Covering the real issue of class differences with race issues is a handy way of keeping your people’s rage mis-directed. “It’s not the man keeping you down, it’s those aweful niggers.”

N.O. is just another nail in the coffin.

Well, first and foremost, race is going to be an issue simply by virtue of the location. Not only does the south contain some of the most blatantly racist white people, it also contains some of the most blatantly rascist black people as well. New Orleans has had and has a stratified society since long before it was ever a part of the US. Whites lorded it over mullatoes, mullatoes lorded it over blacks, etc etc etc. I would be far more suprised if race wasnt an issue.

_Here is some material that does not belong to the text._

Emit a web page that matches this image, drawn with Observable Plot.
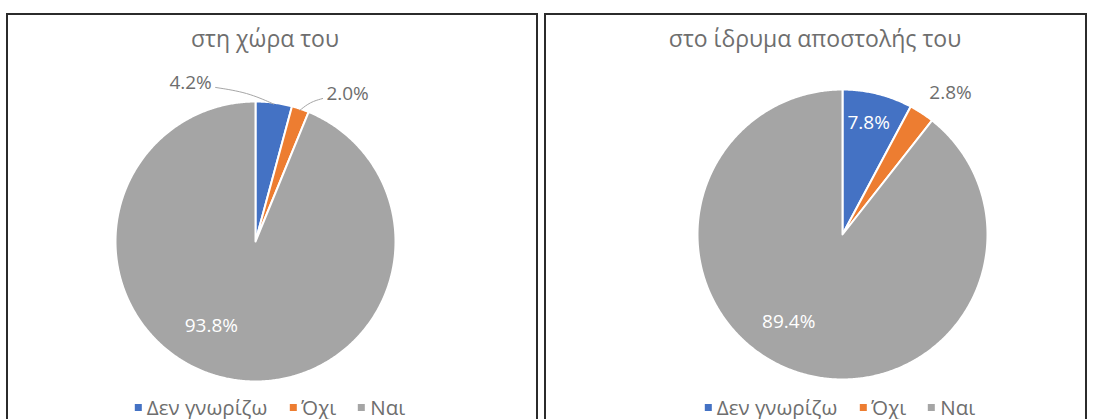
<!DOCTYPE html>
<html>
<head>
<meta charset="utf-8">
<script src="https://cdn.jsdelivr.net/npm/d3@7"></script>
<script src="https://cdn.jsdelivr.net/npm/@observablehq/plot@0.6"></script>
<style>
  body { margin: 0; background: #fff; font-family: "Open Sans", "Noto Sans", sans-serif; }
  .cell { position: absolute; top: 13px; height: 420px; border: 2px solid #2b2b2b; box-sizing: border-box; overflow: hidden; }
  .cell svg { position: absolute; left: 0; top: 0; }
  .title { position: absolute; transform: translate(-50%, -50%); white-space: nowrap; color: #6e6e6e; font-size: 23px; }
  .legend { position: absolute; transform: translate(-50%, -50%); display: flex; align-items: center; white-space: nowrap; color: #6e6e6e; font-size: 20.5px; }
  .legend .item { display: flex; align-items: center; margin: 0 11px; }
  .legend .sw { width: 7px; height: 7px; margin-right: 5px; }
</style>
</head>
<body>
<div id="c0" class="cell" style="left:6px; width:532px;"></div>
<div id="c1" class="cell" style="left:544px; width:543px;"></div>
<script>
const categories = ["Δεν γνωρίζω", "Όχι", "Ναι"];
const colors = ["#4472C4", "#ED7D31", "#A5A5A5"];
const titles = ["στη χώρα του", "στο ίδρυμα αποστολής του"];
const valuesCountry = [4.2, 2.0, 93.8];
const valuesInstitution = [7.8, 2.8, 89.4];

// layout (pixels inside each cell) and label placement (angle clockwise from top, radius fraction)
const layouts = [
  { id: "c0", w: 528, h: 416, cx: 247, cy: 226, r: 140, titleX: 257, titleY: 23, legendX: 262, legendY: 392,
    labels: [[337.8, 1.227, false, true], [31.9, 1.245, false, true], [207.6, 0.68, true, false]] },
  { id: "c1", w: 539, h: 416, cx: 296, cy: 219, r: 145, titleX: 269, titleY: 23, legendX: 294, legendY: 392,
    labels: [[13.2, 0.79, true, false], [37.3, 1.23, false, false], [211.5, 0.71, true, false]] }
];

function fmt(v) { return v.toFixed(1) + "%"; }

function drawPanel(values, title, L) {
  const total = d3.sum(values);
  let acc = 0;
  const slices = values.map((v, i) => {
    const a0 = acc / total * 2 * Math.PI; acc += v;
    const a1 = acc / total * 2 * Math.PI;
    return { key: categories[i], v, a0, a1 };
  });
  const pts = [];
  for (const s of slices) {
    pts.push({ key: s.key, x: 0, y: 0 });
    const n = Math.max(2, Math.ceil((s.a1 - s.a0) / (Math.PI / 360)));
    for (let k = 0; k <= n; k++) {
      const a = s.a0 + (s.a1 - s.a0) * k / n;
      pts.push({ key: s.key, x: Math.sin(a), y: Math.cos(a) });
    }
  }
  const labels = slices.map((s, i) => {
    const [deg, rf, inside, leader] = L.labels[i];
    const a = deg * Math.PI / 180;
    return { text: fmt(s.v), x: rf * Math.sin(a), y: rf * Math.cos(a), inside, leader, mid: (s.a0 + s.a1) / 2 };
  });
  const halfW = 25 / L.r;
  const leaders = [];
  labels.filter(d => d.leader).forEach((d, j) => {
    const side = d.x < 0 ? 1 : -1;
    const x1 = d.x + side * halfW, y1 = d.y - 5 / L.r;
    const x3 = Math.sin(d.mid) * 0.99, y3 = Math.cos(d.mid) * 0.99;
    const xm = x1 + (x3 - x1) * 0.55, ym = y1 + (y3 - y1) * 0.3;
    leaders.push({ g: j, x: x1, y: y1 }, { g: j, x: xm, y: ym }, { g: j, x: x3, y: y3 });
  });

  const svg = Plot.plot({
    width: L.w, height: L.h,
    margin: 0,
    x: { domain: [-1, 1], range: [L.cx - L.r, L.cx + L.r], axis: null },
    y: { domain: [-1, 1], range: [L.cy + L.r, L.cy - L.r], axis: null },
    color: { domain: categories, range: colors },
    style: { fontFamily: "'Open Sans', 'Noto Sans', sans-serif", background: "transparent" },
    marks: [
      Plot.line(pts, { x: "x", y: "y", z: "key", fill: "key", stroke: "white", strokeWidth: 2, strokeLinejoin: "round", curve: "linear-closed" }),
      Plot.line(leaders, { x: "x", y: "y", z: "g", stroke: "#a6a6a6", strokeWidth: 1, curve: "basis" }),
      Plot.text(labels.filter(d => !d.inside), { x: "x", y: "y", text: "text", fill: "#6e6e6e", fontSize: 19 }),
      Plot.text(labels.filter(d => d.inside), { x: "x", y: "y", text: "text", fill: "#ffffff", fontSize: 19 })
    ]
  });
  const cell = document.getElementById(L.id);
  cell.appendChild(svg);

  const t = document.createElement("div");
  t.className = "title";
  t.textContent = title;
  t.style.left = L.titleX + "px"; t.style.top = L.titleY + "px";
  cell.appendChild(t);

  const lg = document.createElement("div");
  lg.className = "legend";
  lg.style.left = L.legendX + "px"; lg.style.top = L.legendY + "px";
  categories.forEach((c, i) => {
    const it = document.createElement("span"); it.className = "item";
    const sw = document.createElement("span"); sw.className = "sw"; sw.style.background = colors[i];
    const tx = document.createElement("span"); tx.textContent = c;
    it.appendChild(sw); it.appendChild(tx); lg.appendChild(it);
  });
  cell.appendChild(lg);
}

drawPanel(valuesCountry, titles[0], layouts[0]);
drawPanel(valuesInstitution, titles[1], layouts[1]);
</script>
</body>
</html>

Yet when it comes to race being a factor in the response, I would say yes but racism would play a decreasing role the higher up the govt chain you go. Race probably played a huge role in how the city of New Orleans and the state of Louisiana dealt with the situation. And, largely because of the imcompentance of the those two, the fed response ~looks~ racist, though I didnt see feds moving into Mississippi any faster than New Orleans. Unless of course one wants to claim that Cajuns are a different race and the feds dont like them either.

What I think the whole cluster fuck highlights is what happens when a crony-style govt is in charge (i.e New Orleans) and a major emergency happens that requires a real govt rather than a pretend one (FEMA must not have spread the brown bags in the back room enough for N.O officials to consider it a priority).

In my opinion, the big failure of FEMA was not to have plans in place for when a state and city completely and totally does nothing for its citizens, so there is no local infrastructure to plug into. We are all aware that that is how FEMA works, right? As a supplement to state and local govts who theoretically already have disaster infrastructure in place? We do all understand that states and cities cant just sit back and do nothing and expect the feds to do shit for them, right?